::: The input
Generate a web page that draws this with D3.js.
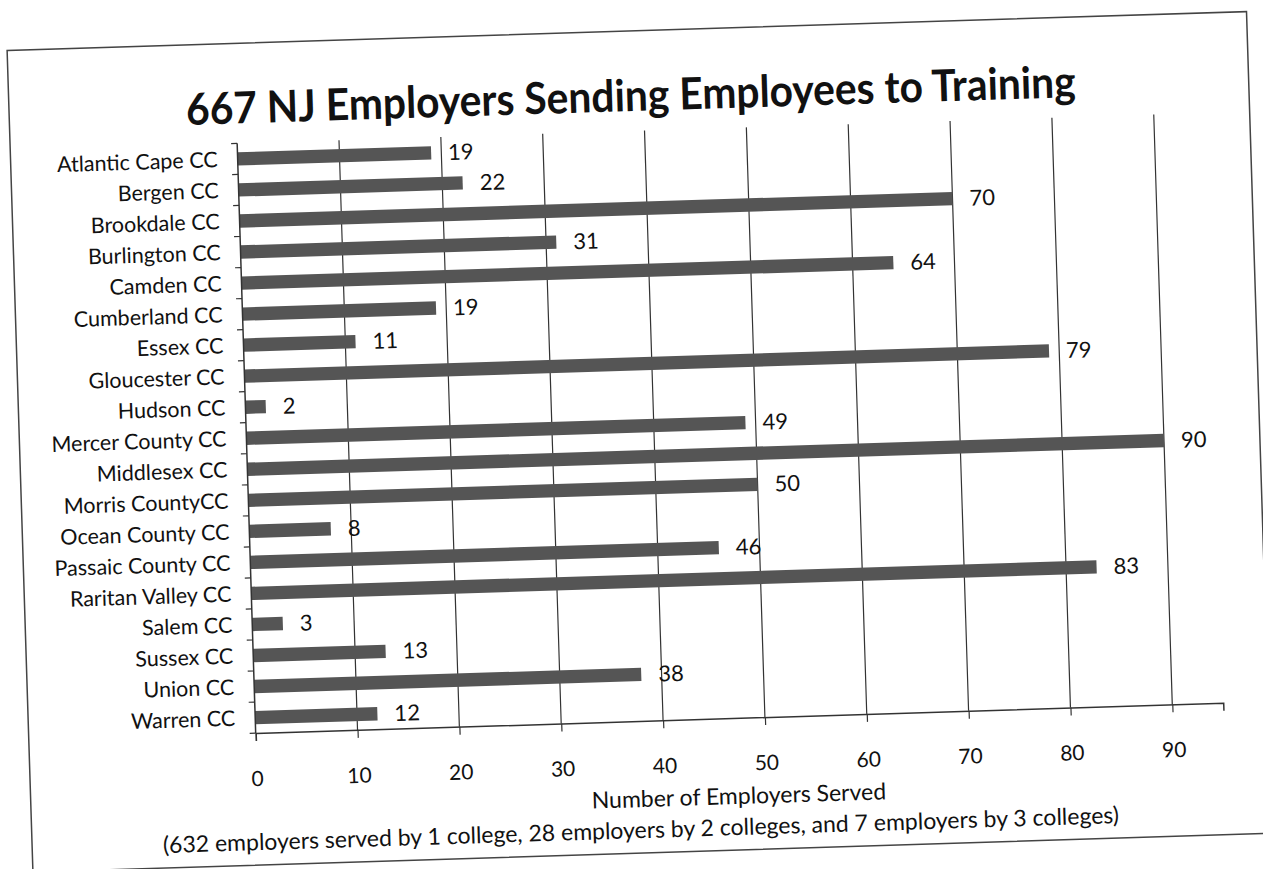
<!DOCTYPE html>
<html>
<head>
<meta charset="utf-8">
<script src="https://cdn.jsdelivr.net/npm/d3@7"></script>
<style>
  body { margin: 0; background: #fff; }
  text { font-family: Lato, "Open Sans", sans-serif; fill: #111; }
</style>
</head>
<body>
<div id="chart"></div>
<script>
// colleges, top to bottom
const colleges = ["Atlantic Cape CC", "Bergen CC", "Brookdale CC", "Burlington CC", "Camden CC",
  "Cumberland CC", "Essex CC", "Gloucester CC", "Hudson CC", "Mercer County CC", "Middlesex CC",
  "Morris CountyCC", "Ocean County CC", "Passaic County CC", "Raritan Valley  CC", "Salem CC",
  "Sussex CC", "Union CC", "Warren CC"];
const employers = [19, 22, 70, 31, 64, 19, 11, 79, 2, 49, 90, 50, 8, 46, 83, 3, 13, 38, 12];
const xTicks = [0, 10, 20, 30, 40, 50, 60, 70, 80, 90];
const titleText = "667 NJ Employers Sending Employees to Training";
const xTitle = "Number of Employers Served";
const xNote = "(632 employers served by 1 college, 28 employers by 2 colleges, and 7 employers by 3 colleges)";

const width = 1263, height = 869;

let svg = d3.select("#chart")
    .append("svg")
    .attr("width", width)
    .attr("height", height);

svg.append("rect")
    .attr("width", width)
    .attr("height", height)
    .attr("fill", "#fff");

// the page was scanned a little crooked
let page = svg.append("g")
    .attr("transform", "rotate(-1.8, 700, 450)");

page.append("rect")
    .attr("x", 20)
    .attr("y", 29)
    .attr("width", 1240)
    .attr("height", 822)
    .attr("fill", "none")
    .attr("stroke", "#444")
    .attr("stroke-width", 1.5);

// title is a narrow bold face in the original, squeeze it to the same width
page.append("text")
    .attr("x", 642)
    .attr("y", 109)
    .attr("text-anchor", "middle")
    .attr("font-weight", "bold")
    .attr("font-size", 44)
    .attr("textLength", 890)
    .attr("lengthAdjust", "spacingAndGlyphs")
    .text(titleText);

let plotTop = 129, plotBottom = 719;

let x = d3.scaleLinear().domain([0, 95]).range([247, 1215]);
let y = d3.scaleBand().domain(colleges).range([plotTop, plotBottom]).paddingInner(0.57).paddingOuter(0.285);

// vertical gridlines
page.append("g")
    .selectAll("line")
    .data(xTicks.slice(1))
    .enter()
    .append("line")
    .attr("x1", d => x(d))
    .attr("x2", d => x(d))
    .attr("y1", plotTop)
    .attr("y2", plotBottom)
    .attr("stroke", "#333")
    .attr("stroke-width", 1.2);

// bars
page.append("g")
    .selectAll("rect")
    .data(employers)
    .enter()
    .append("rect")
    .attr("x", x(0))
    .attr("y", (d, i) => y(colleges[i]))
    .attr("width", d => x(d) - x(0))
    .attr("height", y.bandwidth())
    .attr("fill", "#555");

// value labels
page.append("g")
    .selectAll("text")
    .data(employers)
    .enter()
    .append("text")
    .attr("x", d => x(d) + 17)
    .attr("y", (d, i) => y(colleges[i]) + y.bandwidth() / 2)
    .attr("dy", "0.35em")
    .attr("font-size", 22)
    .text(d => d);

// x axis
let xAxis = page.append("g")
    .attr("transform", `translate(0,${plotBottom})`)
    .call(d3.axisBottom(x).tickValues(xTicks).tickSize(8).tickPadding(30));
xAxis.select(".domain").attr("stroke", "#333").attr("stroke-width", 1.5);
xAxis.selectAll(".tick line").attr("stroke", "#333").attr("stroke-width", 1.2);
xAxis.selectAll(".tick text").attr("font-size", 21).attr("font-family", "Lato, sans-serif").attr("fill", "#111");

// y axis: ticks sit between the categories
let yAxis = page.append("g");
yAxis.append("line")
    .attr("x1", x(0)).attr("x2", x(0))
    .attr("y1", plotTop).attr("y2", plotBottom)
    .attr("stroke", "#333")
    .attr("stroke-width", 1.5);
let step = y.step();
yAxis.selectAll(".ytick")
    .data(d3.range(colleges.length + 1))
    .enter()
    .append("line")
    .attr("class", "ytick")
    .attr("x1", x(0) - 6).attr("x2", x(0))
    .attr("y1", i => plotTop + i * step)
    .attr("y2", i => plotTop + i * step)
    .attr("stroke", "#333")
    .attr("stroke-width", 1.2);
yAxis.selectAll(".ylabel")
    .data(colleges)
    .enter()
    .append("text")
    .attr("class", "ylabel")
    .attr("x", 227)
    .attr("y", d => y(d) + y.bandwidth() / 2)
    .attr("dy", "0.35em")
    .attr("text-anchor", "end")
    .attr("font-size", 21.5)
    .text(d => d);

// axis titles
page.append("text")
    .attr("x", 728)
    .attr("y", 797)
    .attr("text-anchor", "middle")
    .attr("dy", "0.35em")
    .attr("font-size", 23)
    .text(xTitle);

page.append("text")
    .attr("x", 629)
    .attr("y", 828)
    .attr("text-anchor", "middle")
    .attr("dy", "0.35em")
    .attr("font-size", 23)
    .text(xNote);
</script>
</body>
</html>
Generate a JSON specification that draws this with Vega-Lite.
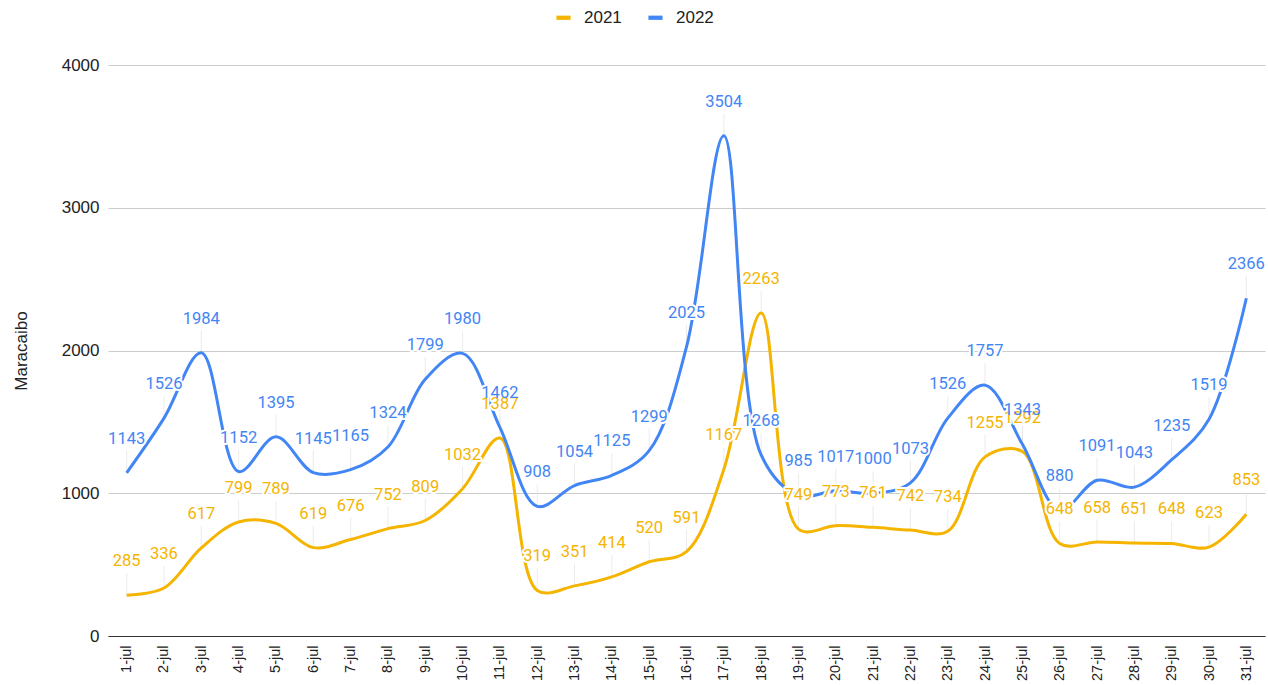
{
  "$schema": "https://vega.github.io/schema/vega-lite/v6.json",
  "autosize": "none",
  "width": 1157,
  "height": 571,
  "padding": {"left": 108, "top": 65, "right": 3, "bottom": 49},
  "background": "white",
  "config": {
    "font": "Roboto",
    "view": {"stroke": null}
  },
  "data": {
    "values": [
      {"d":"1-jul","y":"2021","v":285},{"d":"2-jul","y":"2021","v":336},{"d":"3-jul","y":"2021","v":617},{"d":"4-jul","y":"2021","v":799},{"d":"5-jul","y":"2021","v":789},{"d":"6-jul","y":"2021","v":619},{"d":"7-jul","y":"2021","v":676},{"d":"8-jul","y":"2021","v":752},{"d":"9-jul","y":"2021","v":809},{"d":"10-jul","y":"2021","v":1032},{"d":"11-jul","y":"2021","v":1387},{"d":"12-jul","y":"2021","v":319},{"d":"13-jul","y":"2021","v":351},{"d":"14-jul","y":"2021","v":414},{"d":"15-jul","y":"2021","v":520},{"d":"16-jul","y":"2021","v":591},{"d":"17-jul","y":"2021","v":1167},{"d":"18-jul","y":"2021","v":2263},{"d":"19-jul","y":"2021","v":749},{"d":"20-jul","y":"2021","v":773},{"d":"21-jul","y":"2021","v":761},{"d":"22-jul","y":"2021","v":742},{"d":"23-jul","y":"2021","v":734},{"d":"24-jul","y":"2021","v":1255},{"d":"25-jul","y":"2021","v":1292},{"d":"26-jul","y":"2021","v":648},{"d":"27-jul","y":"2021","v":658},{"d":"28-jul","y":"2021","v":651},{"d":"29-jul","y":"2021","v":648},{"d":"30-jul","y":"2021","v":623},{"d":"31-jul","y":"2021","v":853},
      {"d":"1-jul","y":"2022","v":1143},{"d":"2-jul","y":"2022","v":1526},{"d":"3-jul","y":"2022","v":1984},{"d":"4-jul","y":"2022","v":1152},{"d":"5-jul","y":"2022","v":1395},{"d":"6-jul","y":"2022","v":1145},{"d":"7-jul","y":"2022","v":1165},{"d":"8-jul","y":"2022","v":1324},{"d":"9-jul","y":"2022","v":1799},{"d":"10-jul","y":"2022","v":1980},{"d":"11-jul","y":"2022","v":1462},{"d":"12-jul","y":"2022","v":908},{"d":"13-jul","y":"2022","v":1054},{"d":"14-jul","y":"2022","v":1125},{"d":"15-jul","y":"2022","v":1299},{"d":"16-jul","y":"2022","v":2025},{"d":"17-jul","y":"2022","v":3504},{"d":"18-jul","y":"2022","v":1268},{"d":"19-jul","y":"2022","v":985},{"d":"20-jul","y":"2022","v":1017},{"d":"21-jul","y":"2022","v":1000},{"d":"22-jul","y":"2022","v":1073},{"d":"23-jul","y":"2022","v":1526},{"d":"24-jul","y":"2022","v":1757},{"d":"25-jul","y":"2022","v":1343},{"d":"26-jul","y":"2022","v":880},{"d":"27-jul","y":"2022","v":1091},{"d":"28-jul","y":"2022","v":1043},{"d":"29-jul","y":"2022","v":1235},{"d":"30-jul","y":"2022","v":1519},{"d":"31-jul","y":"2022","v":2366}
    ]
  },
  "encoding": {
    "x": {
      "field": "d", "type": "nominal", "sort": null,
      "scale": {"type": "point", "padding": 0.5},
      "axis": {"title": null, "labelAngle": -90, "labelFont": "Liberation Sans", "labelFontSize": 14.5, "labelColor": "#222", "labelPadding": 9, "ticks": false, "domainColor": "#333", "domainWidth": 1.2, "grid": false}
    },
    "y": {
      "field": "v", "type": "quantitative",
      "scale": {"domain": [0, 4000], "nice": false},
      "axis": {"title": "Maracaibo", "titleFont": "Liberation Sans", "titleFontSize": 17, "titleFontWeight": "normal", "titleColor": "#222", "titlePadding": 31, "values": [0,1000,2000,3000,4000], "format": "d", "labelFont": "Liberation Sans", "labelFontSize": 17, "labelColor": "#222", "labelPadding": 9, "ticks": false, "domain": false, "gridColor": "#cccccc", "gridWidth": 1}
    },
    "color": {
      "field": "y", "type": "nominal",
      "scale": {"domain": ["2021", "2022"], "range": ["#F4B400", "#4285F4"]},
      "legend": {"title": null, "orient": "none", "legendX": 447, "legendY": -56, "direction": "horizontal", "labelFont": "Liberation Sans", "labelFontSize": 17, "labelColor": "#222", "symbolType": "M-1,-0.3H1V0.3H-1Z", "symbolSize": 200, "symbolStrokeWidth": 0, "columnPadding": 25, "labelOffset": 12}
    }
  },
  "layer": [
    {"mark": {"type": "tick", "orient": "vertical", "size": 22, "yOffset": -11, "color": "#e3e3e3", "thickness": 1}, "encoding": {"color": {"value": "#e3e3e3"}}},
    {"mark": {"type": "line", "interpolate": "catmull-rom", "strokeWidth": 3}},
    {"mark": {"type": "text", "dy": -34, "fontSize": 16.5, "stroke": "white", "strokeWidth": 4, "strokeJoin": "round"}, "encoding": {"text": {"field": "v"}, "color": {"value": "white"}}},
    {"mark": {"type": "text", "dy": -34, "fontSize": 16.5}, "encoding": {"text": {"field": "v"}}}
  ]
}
::::::
• Exercise details
Without the pictures, write out the lines from the beginning of the entries through the line with "const width = 1263, height = 869;".

• Result
Generate a web page that draws this with D3.js.
<!DOCTYPE html>
<html>
<head>
<meta charset="utf-8">
<script src="https://cdn.jsdelivr.net/npm/d3@7"></script>
<style>
  body { margin: 0; background: #fff; }
  text { font-family: Lato, "Open Sans", sans-serif; fill: #111; }
</style>
</head>
<body>
<div id="chart"></div>
<script>
// colleges, top to bottom
const colleges = ["Atlantic Cape CC", "Bergen CC", "Brookdale CC", "Burlington CC", "Camden CC",
  "Cumberland CC", "Essex CC", "Gloucester CC", "Hudson CC", "Mercer County CC", "Middlesex CC",
  "Morris CountyCC", "Ocean County CC", "Passaic County CC", "Raritan Valley  CC", "Salem CC",
  "Sussex CC", "Union CC", "Warren CC"];
const employers = [19, 22, 70, 31, 64, 19, 11, 79, 2, 49, 90, 50, 8, 46, 83, 3, 13, 38, 12];
const xTicks = [0, 10, 20, 30, 40, 50, 60, 70, 80, 90];
const titleText = "667 NJ Employers Sending Employees to Training";
const xTitle = "Number of Employers Served";
const xNote = "(632 employers served by 1 college, 28 employers by 2 colleges, and 7 employers by 3 colleges)";

const width = 1263, height = 869;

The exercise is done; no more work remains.